One of the highlights of the Boyette site illustrates an unusual aspect of Caddo hearth use. The archeologists were surprised to discover that a second basin hearth almost directly underlies Feature 3A. This hearth (Feature 36) is smaller, 74 x 82 cm, and was a basin with sloping sides and a flat bottom. This second hearth had a dark brown sandy loam fill with abundant chunks of charcoal and charred nutshell. A calibrated radiocarbon date on nutshell has a calibrated age range of A.D. 710-980, as little as 20 years older than the overlying Feature 3A hearth (A.D. 790-1000). One area of the basin had heat-altered and charcoal-stained fills. No center post immediately underlies this hearth.
In other words, here we have a house with a basin feature that the inhabitants abandoned, or burned down, then later, they built another one right on top of it. Usually that implies a longer occupation, but why didn’t the Caddo use the hearth that was already there? The hearths were almost exactly on top of each other—the occupants had to have known this—there was very little soil atop the first hearth. We infer that it may have only been a couple of years since the house had been last used. The place had been abandoned, but not for long before people came back a few years later and occupied the same place.
Posthole features found at Boyette were fairly typical in shape and size for domestic structures found at prehistoric Caddo sites in northeast Texas. The few larger postholes, those more than 25 cm in diameter may mark roof support posts around the hearths (i.e., Feature 26), center posts under hearths (i.e., Features 29), or other posts used for other purposes than wall support posts (i.e., Feature 34), perhaps as a burial marker. One large storage pit found at the site (Feature 2) would have held nearly 8 bushels of plant foods (volume equaling 0.25 cubic meters). It is at least twice as large as any of the other small pits found at Boyette.

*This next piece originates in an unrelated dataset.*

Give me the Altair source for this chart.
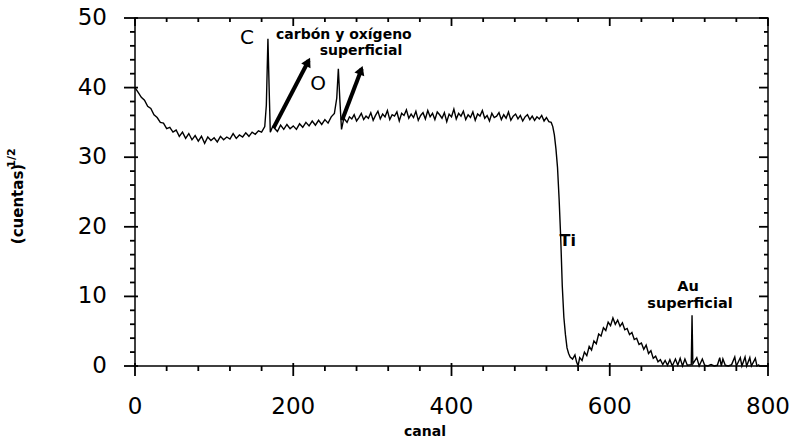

One of the two burials found at Boyette (Feature 13A) is that of an adult female (25-35 years of age at death). The woman was laid on her back in the grave pit, with her feet at the west end and her head at the east. The female's grave is oriented southeast-northwest, with the individual’s head facing almost due north, probably because the skull rotated to the side sometime after the burial itself. A calibrated radiocarbon date retained from a tiny sample of bone from this individual has an age range of A.D. 1290-1410. This burial may have marked nearly the last use of the Boyette site by its Caddo occupants. The interment was generally contemporaneous with an infant burial found in Feature 1/10 in Block I.
A single funerary offering was placed with this woman. This is a Holly Fine Engraved globular bowl placed just south of the skull and above her left shoulder.

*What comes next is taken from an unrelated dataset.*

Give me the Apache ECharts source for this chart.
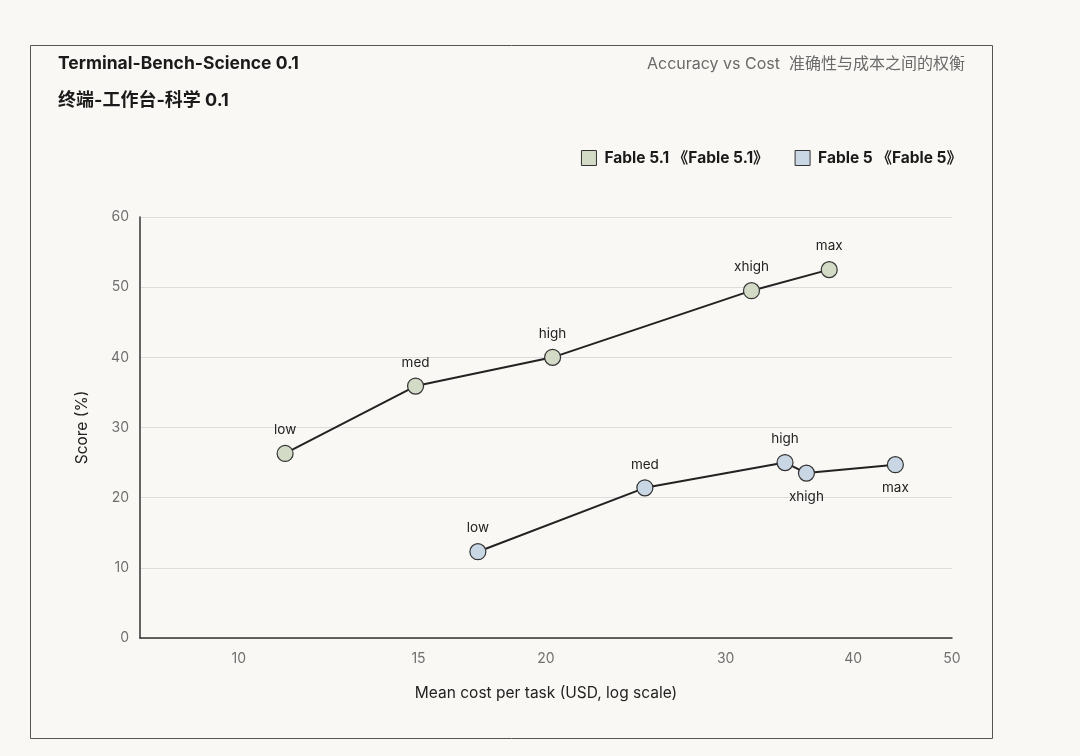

Once the various features in the block were recognized and defined, it was noted that two postholes (Features 34 and 37) and one small pit (Feature 10) intersect the walls of the burial pit. One of those features, the Feature 34 post, may be associated with the burial pit as a post marker, while Feature 37 cut across the burial and post-dates the burial. Feature 10 also crosscuts and thus post-dates the burial.
Naconiche Creek Site (41NA236)
The Naconiche Creek site lies on a small wooded rise about 175 m north of Naconiche Creek. It is in the area of the spillway for Lake Naconiche, and the rise covers about 0.3 acres. Survey investigations at the site indicated that it had a midden deposit (about 50 cm thick) that contained Late Caddo pottery sherds and relatively well-preserved animal bones and charred plant remains. There were also deeper archeological deposits below the midden that related to an earlier Woodland period occupation on the rise.
Twenty-six cultural features and seven probable cultural features were defined at the Naconiche Creek site. The cultural features occur throughout the block but were most concentrated in a roughly linear east-west swath that cuts through the center of the block.
Cultural features include 10 postholes, five small pit features, one large pit feature or midden (Feature 18), two sherd concentrations (Features 21 and 22), a rock-filled pit (Feature 1), and seven concentrations of burned and unburned rocks (Feature 8 and Features 10A-10F); Feature 8 also contains several sherds.
The Naconiche Creek site proved to have the oldest dated deposits encountered in the investigated sites in the project area as well as clear evidence of reoccupations of the site over a span of perhaps 4,000 years. Calibrated radiocarbon dates of 2930-2880 B.C. (Feature 13), A.D. 90-260 (Feature 17), A.D. 410-600 (Feature 4), A.D. 430-780 (Feature 5), A.D. 570-770 (Feature 18), A.D. 720-1010 (Feature 3), A.D. 710-1170 (Feature 19), and A.D. 1410-1470 (Feature 8) have been obtained from different features.
Features 10A-10F consist of six roughly linear (5.5 m), albeit discontinuous, concentrations of ferruginous sandstone and conglomerate rocks (including plinthite, an iron-rich, humus-poor mixture of clay with quartz and other minerals) that, along with Feature 1, bisects the center of the excavation block. Feature 10A overlaps the eastern extent of Feature 10B. These rock concentrations were encountered immediately below the midden and included the occasional sherd or piece of lithic debris. These were likely cast-offs from the cooking process, “used-up” rocks that were tossed out of a cooking feature. These rocks pre-date the Caddo occupation (the Caddo did not do much hot rock cooking) and are mostly likely associated with the underlying Woodland deposits.